In light of all that was said above, the question arises: What traditional threats to security does the United States face? (Traditional means threats coming from other states.) In other words, which states can threaten America? Steel finds no such states either in the industrial world or the Third World. “Russia is a deeply wounded state that was always weaker than we believed and that will take decades to recover even a semblance of its former power. For a long time it will remain the sick man on the fringes of Europe: a problem but not a threat.” (48)
As for China, it is unclear whether she will be a boundless market or an endless problem. Considering the balance of problems and achievements and China’s current development, she is not likely to choose the course of aggression unless provoked. (49) In fact, the United States faces “few threats” coming from other states. No one is laying claims to U.S. territory. The USA is not overly dependent on foreign trade. Washington has many allies that “we don’t really need.” The Pentagon has established a lot of military bases abroad that are not there for the purpose of defense. “Because of its economic and military strength, its physical resources, its loyal population, and its privileged geographical position, the United States can afford to ignore a good deal of the turbulence in much of the rest of the world.” (49)

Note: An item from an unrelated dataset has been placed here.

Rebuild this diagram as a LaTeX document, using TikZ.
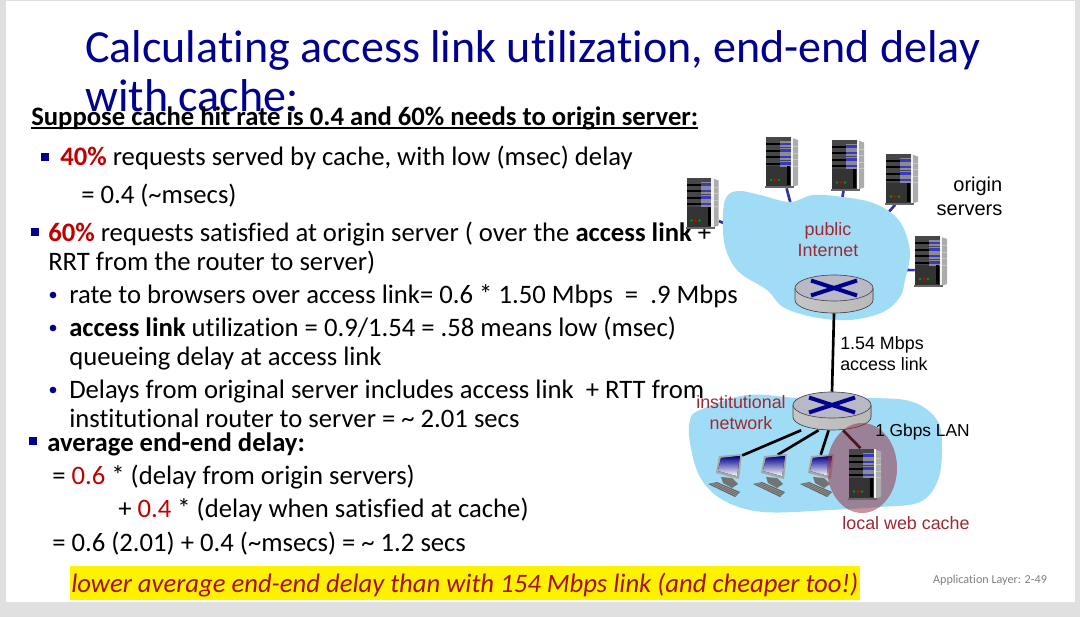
\documentclass[tikz,border=0pt]{standalone}
\usepackage{fontspec}
\setmainfont{Carlito}[Ligatures=NoCommon]
\newfontfamily\arialfont{Liberation Sans}
\usetikzlibrary{arrows.meta, positioning}
\definecolor{titleblue}{RGB}{0,0,145}
\definecolor{bulletblue}{RGB}{0,0,140}
\definecolor{keyred}{RGB}{192,0,0}
\definecolor{lowerred}{RGB}{170,15,15}
\definecolor{labelred}{RGB}{160,40,50}
\definecolor{cacherose}{RGB}{150,40,60}
\definecolor{cloudblue}{RGB}{160,220,245}
\definecolor{linkblue}{RGB}{50,50,165}
\definecolor{framegray}{RGB}{224,224,224}

\begin{document}
\begin{tikzpicture}
    %defining some styles
    [
        x=0.75pt, y=-0.75pt,
        txt/.style={anchor=base west, inner sep=0pt, font=\fontsize{20pt}{22pt}\selectfont},
        lbl/.style={inner sep=0pt, align=center, font=\arialfont\fontsize{13.4pt}{15.6pt}\selectfont},
        square/.style={rectangle, fill=bulletblue, inner sep=0pt, minimum size=5.4pt},
        dot/.style={circle, fill=bulletblue, inner sep=0pt, minimum size=5pt},
        serverbox/.style={rectangle, inner sep=0pt, minimum width=24pt, minimum height=38.25pt},
        routerbox/.style={rectangle, inner sep=0pt, minimum width=58.5pt, minimum height=28.5pt},
        pcbox/.style={rectangle, inner sep=0pt, minimum width=25.5pt, minimum height=31.5pt},
        lan/.style={black, line width=2pt},
        wan/.style={linkblue, line width=2pt},
        server/.pic={
            \begin{scope}[shift={(-16,-25.5)}]
                \fill[gray!65] (26,1) -- (32,3) -- (32,48) -- (26,50) -- cycle;
                \fill[black!72] (0,0) rectangle (26,50);
                \fill[black!80] (0,29) rectangle (26,50);
                \fill[white!90!gray] (24.5,0) rectangle (27,50);
                \foreach \s in {7,13.5,20,26.5} {
                    \fill[black] (0,\s-1) rectangle (14,\s+1);
                    \fill[black!45] (14,\s-3) rectangle (24.5,\s+3);
                    \fill[blue!55!gray] (14,\s-1.3) rectangle (24.5,\s+1.3);
                    \fill[gray!45] (27,\s+2) rectangle (32,\s+3);
                }
                \fill[black] (21,29) rectangle (24,48);
                \fill[green!60!black] (5,43) circle (1.4);
                \fill[red!80!black] (9,43) circle (1.6);
                \fill[green!60!black] (13,43) circle (1.4);
                \fill[black!60] (-1,49) rectangle (28,51);
            \end{scope}
        },
        router/.pic={
            \fill[left color=gray!45, middle color=white, right color=gray!55]
                (-39,-6) -- (-39,6) arc[start angle=180, end angle=0, x radius=39, y radius=13] -- (39,-6) -- cycle;
            \draw[black!70, line width=0.5pt]
                (-39,-6) -- (-39,6) arc[start angle=180, end angle=0, x radius=39, y radius=13] -- (39,-6);
            \fill[blue!12!gray!50] (0,-6) ellipse [x radius=39, y radius=13];
            \draw[black!70, line width=0.5pt] (0,-6) ellipse [x radius=39, y radius=13];
            \foreach \sx in {-1,1} \foreach \sy in {-1,1} {
                \draw[blue!55!black, line width=3pt] (0,-6) -- ++(\sx*23,\sy*7.5);
            }
        },
        computer/.pic={
            \begin{scope}[shift={(-17,-21)}]
                \fill[black!55] (13,22) -- (24,23) -- (30,29) -- (24,33) -- (15,28) -- cycle;
                \fill[gray!70] (11,1) -- (34,-1) -- (31,24) -- (8,18) -- cycle;
                \fill[top color=blue!55!black, bottom color=white] (13,3) -- (32,1) -- (29,21) -- (10,16) -- cycle;
                \fill[black!60] (0,29) -- (9,27) -- (32,37) -- (27,42) -- cycle;
                \foreach \k in {0.25,0.5,0.75} {
                    \draw[gray!70, line width=0.3pt] (0+\k*9,29-\k*2) -- (27+\k*5,42-\k*5);
                }
            \end{scope}
        }
    ]
    %page
    \fill[framegray] (0,0) rectangle (1080,617);
    \fill[white] (6,1) rectangle (1075,602);
    \useasboundingbox (0,0) rectangle (1080,617);

    %title and text
    \node (title1) at (85,63) [txt, text=titleblue, font=\fontsize{34.5pt}{36pt}\selectfont] {Calculating access link utilization, end-end delay};
    \node (title2) at (85,111) [txt, text=titleblue, font=\fontsize{34.5pt}{36pt}\selectfont] {with cache:};
    \node (head) at (31,125) [txt] {\textbf{Suppose cache hit rate is 0.4 and 60\% needs to origin server:}};
    \draw[line width=1pt] ([yshift=-2.2pt]head.base west) -- ([yshift=-2.2pt]head.base east);

    \node (b40) at (45,157) [square] {};
    \node (t40) at (60,165) [txt] {\textcolor{keyred}{\textbf{40\%}} requests served by cache, with low (msec) delay};
    \node (t40b) at (81,203) [txt] {= 0.4 (\textasciitilde msecs)};
    \node (b60) at (35,232) [square] {};
    \node (t60) at (48,241) [txt] {\textcolor{keyred}{\textbf{60\%}} requests satisfied at origin server ( over the \textbf{access link} +};
    \node (t60b) at (48,270) [txt] {RRT from the router to server)};
    \node (d1) at (53,295) [dot] {};
    \node (rate) at (69,303) [txt] {rate to browsers over access link= 0.6 * 1.50 Mbps \ = \ .9 Mbps};
    \node (d2) at (53,328) [dot] {};
    \node (util) at (69,336) [txt] {\textbf{access link} utilization = 0.9/1.54 = .58 means low (msec)};
    \node (utilb) at (69,365) [txt] {queueing delay at access link};
    \node (d3) at (53,390) [dot] {};
    \node (orig) at (69,398) [txt] {Delays from original server includes access link \ + RTT from};
    \node (origb) at (69,427) [txt] {institutional router to server = \textasciitilde\ 2.01 secs};
    \node (b3) at (33,441) [square] {};
    \node (avg) at (47,451) [txt] {\textbf{average end-end delay:}};
    \node (avg1) at (52,484) [txt] {= \textcolor{keyred}{0.6} * (delay from origin servers)};
    \node (avg2) at (118,517) [txt] {+ \textcolor{keyred}{0.4} * (delay when satisfied at cache)};
    \node (avg3) at (52,551) [txt] {= 0.6 (2.01) + 0.4 (\textasciitilde msecs) = \textasciitilde\ 1.2 secs};

    \fill[yellow] (70,566) rectangle (860,600);
    \node (lower) at (71,592) [txt, text=lowerred] {\itshape lower average end-end delay than with 154 Mbps link (and cheaper too!)};
    \node (foot) at (990,580) [inner sep=0pt, text=gray, font=\fontsize{9.1pt}{10pt}\selectfont] {Application Layer: 2-49};

    %boxes that the connectors start from
    \node (srvA) at (702.5,203) [serverbox] {};
    \node (srvB) at (782,162.5) [serverbox] {};
    \node (srvC) at (848,165) [serverbox] {};
    \node (srvD) at (902,179) [serverbox] {};
    \node (srvE) at (931,261.5) [serverbox] {};
    \node (cache) at (865,474) [serverbox] {};
    \node (pubrouter) at (834,294) [routerbox] {};
    \node (lanrouter) at (832,411) [routerbox] {};
    \node (pcA) at (725,476) [pcbox] {};
    \node (pcB) at (770,476) [pcbox] {};
    \node (pcC) at (817,476) [pcbox] {};

    \coordinate (inA) at (726,224);
    \coordinate (inB) at (791,205);
    \coordinate (inC) at (842,200);
    \coordinate (inD) at (887,214);
    \coordinate (inE) at (903,270);

    \draw[wan] (srvA.-48) -- (inA);
    \draw[wan] (srvB.-80) -- (inB);
    \draw[wan] (srvC.-100) -- (inC);
    \draw[wan] (srvD.-105) -- (inD);
    \draw[wan] (srvE.-152) -- (inE);

    %clouds
    \fill[cloudblue] plot[smooth cycle, tension=0.6] coordinates {(725,200) (737,191) (760,195) (790,202) (813,195) (843,197) (870,202) (890,212) (903,227) (910,253) (905,280) (900,297) (883,312) (850,320) (813,317) (783,307) (767,290) (740,273) (727,253) (723,230)};
    \fill[cloudblue] plot[smooth cycle, tension=0.6] coordinates {(690,420) (700,410) (747,395) (800,398) (873,398) (913,402) (937,420) (942,447) (938,480) (920,502) (880,507) (830,510) (763,512) (723,500) (700,477) (690,443)};

    %connectors
    \draw[lan] (pubrouter.south) -- (lanrouter.north);
    \draw[lan] (lanrouter.-148) -- (pcA.50);
    \draw[lan] (lanrouter.-125) -- (pcB.70);
    \draw[lan] (lanrouter.-100) -- (pcC.80);
    \draw[lan] (lanrouter.-60) -- (cache.100);

    %icons
    \foreach \n in {srvA,srvB,srvC,srvD,srvE} \pic at (\n) {server};
    \pic at (pubrouter) {router};
    \pic at (lanrouter) {router};
    \foreach \n in {pcA,pcB,pcC} \pic at (\n) {computer};

    \fill[cacherose, opacity=0.5] (862,468) ellipse [x radius=35, y radius=45];
    \pic at (cache) {server};

    %labels
    \node (lblorigin) at (969.5,196) [lbl, align=right, font=\arialfont\fontsize{15pt}{18pt}\selectfont] {origin\\ servers};
    \node (lblpublic) at (828,240) [lbl, text=labelred] {public\\ Internet};
    \node (lblaccess) at (840,354) [lbl, anchor=west, align=left] {1.54 Mbps\\ access link};
    \node (lblinst) at (741,413) [lbl, text=labelred] {institutional\\ network};
    \node (lblgbps) at (875,432) [lbl, anchor=west, font=\arialfont\fontsize{13pt}{15.6pt}\selectfont] {1 Gbps LAN};
    \node (lblcache) at (906,523) [lbl, text=labelred] {local web cache};
\end{tikzpicture}
\end{document}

Despite all this, politicians make a long list of potential threats to U.S. security. There is nothing surprising in this, for “that is one of the things they are paid to do.” (ibid.) There even exists a class of specialists who are preoccupied with the management of global security. This manifests itself in a large number of political speeches, strategy scenarios, and Pentagon wish lists. The most amazing paper is the one prepared by the Department of Defense in 1992 that argued that the United States must “discourage the advanced industrial nations from challenging our leadership or even aspiring to a larger regional or global role.” (ibid.)
But this is precisely something on which both Europeans and Japanese can agree because this approach enables them to spend less on their own defense. The Europeans, for instance, agreed eagerly to expand NATO because that is what the United States wants.
This leadership strategy is an expensive one. NATO expansion alone is scheduled to cost some $100 billion to upgrade East European armed forces. No wonder Wall Street likes it. We continue to spend militarily at Cold War levels. Currently, it costs about $100 billion a year to “reassure” the Europeans against unspecified threats, and another $45 billion or so to provide the same reassurance to the Japanese and Koreans. Today more than 50 percent of all discretionary federal spending is still devoted to national security, even in the absence of an enemy. While other nations invest for production, the United States borrows for consumption—and in the process becomes further indebted to the trade rivals whose interests it seeks to protect. (50)
The time has come to establish a balance between national foreign policy and national security, to make our resources match our obligations. “The American people want the nation to be strong and to stick by its ideals. But they are not interested in grandiose plans of global management.” (ibid.) Steel concludes that a national security policy that does not account for these considerations is inadequate, unrealistic, detached from reality, and doomed to failure. (51)
He personally believes that the USA does have “critical” interests, but they are relatively few in number. They amount to the need to protect the country from destruction and preserve the social institutions and the form of government. Secondary interests lie in the sphere of expanding the market-economy core, protecting the environment, and maintaining the peace process in the regions connected to America by cultural and political ties. The third level of interests lies in promoting the spread of democracy, not because it contributes to security in any superficial sense, but because it reflects American values.
Steel concludes that the USA should not wear itself thin with grandiose plans, but rather approach all problems realistically; that is, by proceeding from real needs rather than imagined ones.
Security, after all, is not a condition, but a feeling and a process. It is also an abstraction. We may feel secure while being in danger, and we may be secure while feeling otherwise. Steel quotes Macbeth to make his appeal: “Let’s not get to the point where ‘Security is mortals’ chiefest enemy.’”
I classify Steel as a realist-“isolationist” of the left-liberal persuasion.
31 Ronald Steel, “The New Meaning of Security,” U.S. National Security: Beyond the Cold War, 40.
32 Note that this theory was founded by H. Morgenthau, A. Wolfers, et al. Nonetheless Steel is not quite correct. Paradigms did change during the Cold War; e.g., the “idealist” school dominated during the Johnson and Reagan administrations.